GIVEN REQUEST: Leave out the pictures and print only the lines from the one with "What matplotlib code" through the one with "import matplotlib.pyplot as plt", exactly as they are.

INPUT FOR THIS TASK:

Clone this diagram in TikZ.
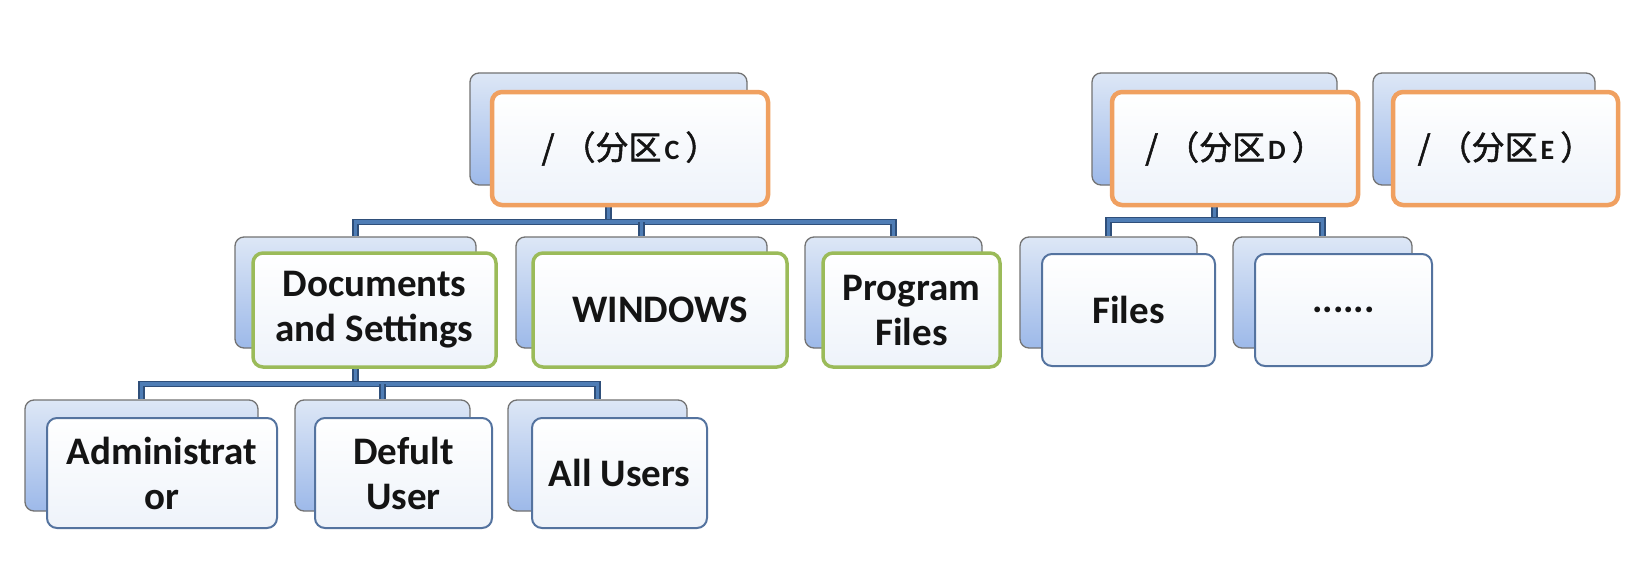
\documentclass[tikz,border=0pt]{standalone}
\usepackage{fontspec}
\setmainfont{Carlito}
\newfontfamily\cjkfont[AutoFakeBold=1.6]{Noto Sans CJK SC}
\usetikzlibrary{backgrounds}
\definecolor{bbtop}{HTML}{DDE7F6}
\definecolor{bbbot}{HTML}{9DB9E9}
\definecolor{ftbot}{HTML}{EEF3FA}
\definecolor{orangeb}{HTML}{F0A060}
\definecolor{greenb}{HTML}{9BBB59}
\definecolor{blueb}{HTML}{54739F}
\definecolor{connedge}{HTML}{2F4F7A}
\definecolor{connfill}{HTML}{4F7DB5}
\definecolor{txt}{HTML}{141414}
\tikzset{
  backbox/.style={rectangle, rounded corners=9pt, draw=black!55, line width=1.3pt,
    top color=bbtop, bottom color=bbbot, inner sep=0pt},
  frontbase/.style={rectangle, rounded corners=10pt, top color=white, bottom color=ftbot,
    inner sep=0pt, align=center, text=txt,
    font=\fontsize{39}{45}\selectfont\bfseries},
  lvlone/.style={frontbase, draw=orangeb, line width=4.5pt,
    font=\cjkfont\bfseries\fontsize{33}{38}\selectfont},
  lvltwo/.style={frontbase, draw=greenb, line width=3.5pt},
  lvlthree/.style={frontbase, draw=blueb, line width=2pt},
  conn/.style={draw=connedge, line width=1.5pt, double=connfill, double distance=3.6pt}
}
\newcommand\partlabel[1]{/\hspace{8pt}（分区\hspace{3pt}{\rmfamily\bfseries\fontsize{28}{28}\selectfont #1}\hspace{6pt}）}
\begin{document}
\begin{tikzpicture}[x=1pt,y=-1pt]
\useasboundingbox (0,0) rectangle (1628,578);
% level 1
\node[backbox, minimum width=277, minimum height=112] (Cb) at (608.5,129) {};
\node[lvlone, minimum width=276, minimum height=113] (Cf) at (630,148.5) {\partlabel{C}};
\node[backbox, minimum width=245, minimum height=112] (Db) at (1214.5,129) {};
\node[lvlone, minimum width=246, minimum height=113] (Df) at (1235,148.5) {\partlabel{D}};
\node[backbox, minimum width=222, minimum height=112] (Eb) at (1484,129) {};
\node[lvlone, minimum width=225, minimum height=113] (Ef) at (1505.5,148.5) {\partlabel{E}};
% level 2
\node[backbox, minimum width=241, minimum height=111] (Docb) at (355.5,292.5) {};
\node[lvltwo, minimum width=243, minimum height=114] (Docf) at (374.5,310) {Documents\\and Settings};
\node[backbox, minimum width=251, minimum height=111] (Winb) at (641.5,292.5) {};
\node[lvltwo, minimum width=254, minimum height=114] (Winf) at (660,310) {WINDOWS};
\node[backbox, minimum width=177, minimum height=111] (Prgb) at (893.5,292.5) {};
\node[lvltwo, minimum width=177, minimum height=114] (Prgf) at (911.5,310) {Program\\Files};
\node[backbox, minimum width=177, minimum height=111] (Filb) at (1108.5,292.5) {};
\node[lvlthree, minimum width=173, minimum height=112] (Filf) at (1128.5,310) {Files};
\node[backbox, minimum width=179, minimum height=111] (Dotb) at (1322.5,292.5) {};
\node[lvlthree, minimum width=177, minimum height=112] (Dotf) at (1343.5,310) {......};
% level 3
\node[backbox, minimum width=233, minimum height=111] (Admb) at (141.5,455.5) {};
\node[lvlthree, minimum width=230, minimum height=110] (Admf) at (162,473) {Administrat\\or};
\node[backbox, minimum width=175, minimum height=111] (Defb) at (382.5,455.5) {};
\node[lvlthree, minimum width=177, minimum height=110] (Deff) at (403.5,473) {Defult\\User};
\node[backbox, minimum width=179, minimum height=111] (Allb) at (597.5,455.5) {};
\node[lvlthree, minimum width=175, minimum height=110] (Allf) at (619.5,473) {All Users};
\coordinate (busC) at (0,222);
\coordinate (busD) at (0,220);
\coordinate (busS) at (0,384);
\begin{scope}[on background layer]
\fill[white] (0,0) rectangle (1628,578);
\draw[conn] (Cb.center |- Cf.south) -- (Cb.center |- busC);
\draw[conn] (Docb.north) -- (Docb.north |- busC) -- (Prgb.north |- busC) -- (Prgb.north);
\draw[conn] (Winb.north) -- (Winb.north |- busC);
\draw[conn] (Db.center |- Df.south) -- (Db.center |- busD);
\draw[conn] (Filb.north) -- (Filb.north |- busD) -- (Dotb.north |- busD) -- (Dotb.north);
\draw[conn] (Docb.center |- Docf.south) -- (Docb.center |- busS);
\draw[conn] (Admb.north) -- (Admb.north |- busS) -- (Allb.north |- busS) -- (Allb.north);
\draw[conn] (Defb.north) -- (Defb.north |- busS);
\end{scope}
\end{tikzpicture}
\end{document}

--

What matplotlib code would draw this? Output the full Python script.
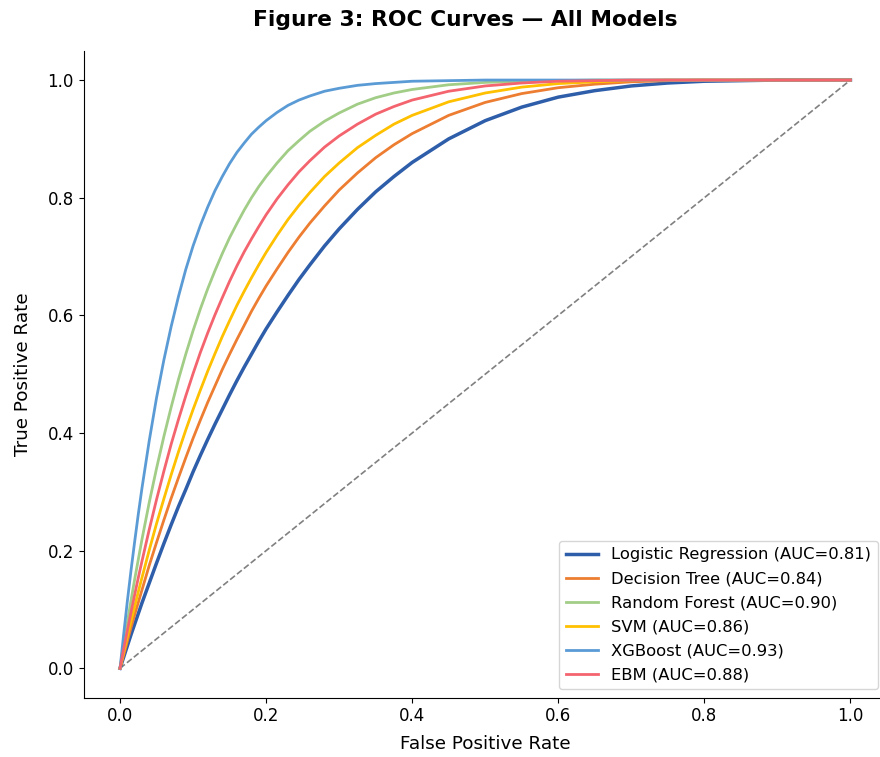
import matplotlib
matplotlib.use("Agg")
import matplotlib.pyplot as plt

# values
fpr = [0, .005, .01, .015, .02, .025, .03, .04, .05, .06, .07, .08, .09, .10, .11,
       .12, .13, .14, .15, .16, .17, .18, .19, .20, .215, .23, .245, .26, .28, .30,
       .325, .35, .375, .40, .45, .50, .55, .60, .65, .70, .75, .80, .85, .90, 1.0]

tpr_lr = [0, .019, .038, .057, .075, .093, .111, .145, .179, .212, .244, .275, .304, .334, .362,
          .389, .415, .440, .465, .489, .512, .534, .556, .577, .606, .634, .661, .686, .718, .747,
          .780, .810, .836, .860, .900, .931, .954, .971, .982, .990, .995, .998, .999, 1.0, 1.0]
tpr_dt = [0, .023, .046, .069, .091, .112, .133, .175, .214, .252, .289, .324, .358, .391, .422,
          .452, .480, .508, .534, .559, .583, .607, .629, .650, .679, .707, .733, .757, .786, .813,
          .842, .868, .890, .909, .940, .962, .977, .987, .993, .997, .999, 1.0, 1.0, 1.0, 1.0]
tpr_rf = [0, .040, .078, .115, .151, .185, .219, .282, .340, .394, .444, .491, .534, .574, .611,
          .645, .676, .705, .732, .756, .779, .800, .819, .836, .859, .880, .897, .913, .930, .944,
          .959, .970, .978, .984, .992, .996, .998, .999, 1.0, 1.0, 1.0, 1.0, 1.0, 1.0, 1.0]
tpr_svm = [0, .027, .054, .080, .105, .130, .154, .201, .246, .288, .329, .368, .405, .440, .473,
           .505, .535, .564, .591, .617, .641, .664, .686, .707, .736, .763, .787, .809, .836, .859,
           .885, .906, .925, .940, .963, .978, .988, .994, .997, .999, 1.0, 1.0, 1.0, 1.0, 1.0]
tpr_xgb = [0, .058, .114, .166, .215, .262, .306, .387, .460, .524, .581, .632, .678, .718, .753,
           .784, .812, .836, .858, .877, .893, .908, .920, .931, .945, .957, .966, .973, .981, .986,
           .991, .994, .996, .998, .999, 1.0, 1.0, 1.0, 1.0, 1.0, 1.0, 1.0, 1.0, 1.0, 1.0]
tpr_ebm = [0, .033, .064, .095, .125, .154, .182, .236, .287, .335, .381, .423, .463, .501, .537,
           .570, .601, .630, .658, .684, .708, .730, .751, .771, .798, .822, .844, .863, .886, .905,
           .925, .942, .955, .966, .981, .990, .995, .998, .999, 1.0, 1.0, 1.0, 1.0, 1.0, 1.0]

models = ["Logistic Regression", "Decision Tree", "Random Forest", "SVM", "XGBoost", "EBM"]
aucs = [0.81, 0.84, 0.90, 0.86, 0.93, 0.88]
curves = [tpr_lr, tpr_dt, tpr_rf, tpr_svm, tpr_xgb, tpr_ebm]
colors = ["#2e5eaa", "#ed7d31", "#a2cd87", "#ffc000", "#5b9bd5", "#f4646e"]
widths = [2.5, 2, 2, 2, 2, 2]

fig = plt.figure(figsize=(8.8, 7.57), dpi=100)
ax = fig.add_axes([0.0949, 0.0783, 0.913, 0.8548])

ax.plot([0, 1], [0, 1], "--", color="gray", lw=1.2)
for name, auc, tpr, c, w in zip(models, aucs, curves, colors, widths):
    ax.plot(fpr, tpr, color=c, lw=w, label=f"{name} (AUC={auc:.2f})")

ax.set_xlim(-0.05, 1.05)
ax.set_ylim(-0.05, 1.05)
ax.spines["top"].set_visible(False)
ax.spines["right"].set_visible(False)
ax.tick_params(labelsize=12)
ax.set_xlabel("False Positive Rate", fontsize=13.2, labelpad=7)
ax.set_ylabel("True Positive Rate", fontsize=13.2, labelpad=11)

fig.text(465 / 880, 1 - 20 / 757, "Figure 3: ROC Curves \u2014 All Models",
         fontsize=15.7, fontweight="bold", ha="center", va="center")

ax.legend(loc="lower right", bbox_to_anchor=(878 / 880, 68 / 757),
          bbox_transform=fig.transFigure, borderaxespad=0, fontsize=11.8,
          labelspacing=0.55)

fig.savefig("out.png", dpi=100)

TASK OUTPUT:
What matplotlib code would draw this? Output the full Python script.
import matplotlib
matplotlib.use("Agg")
import matplotlib.pyplot as plt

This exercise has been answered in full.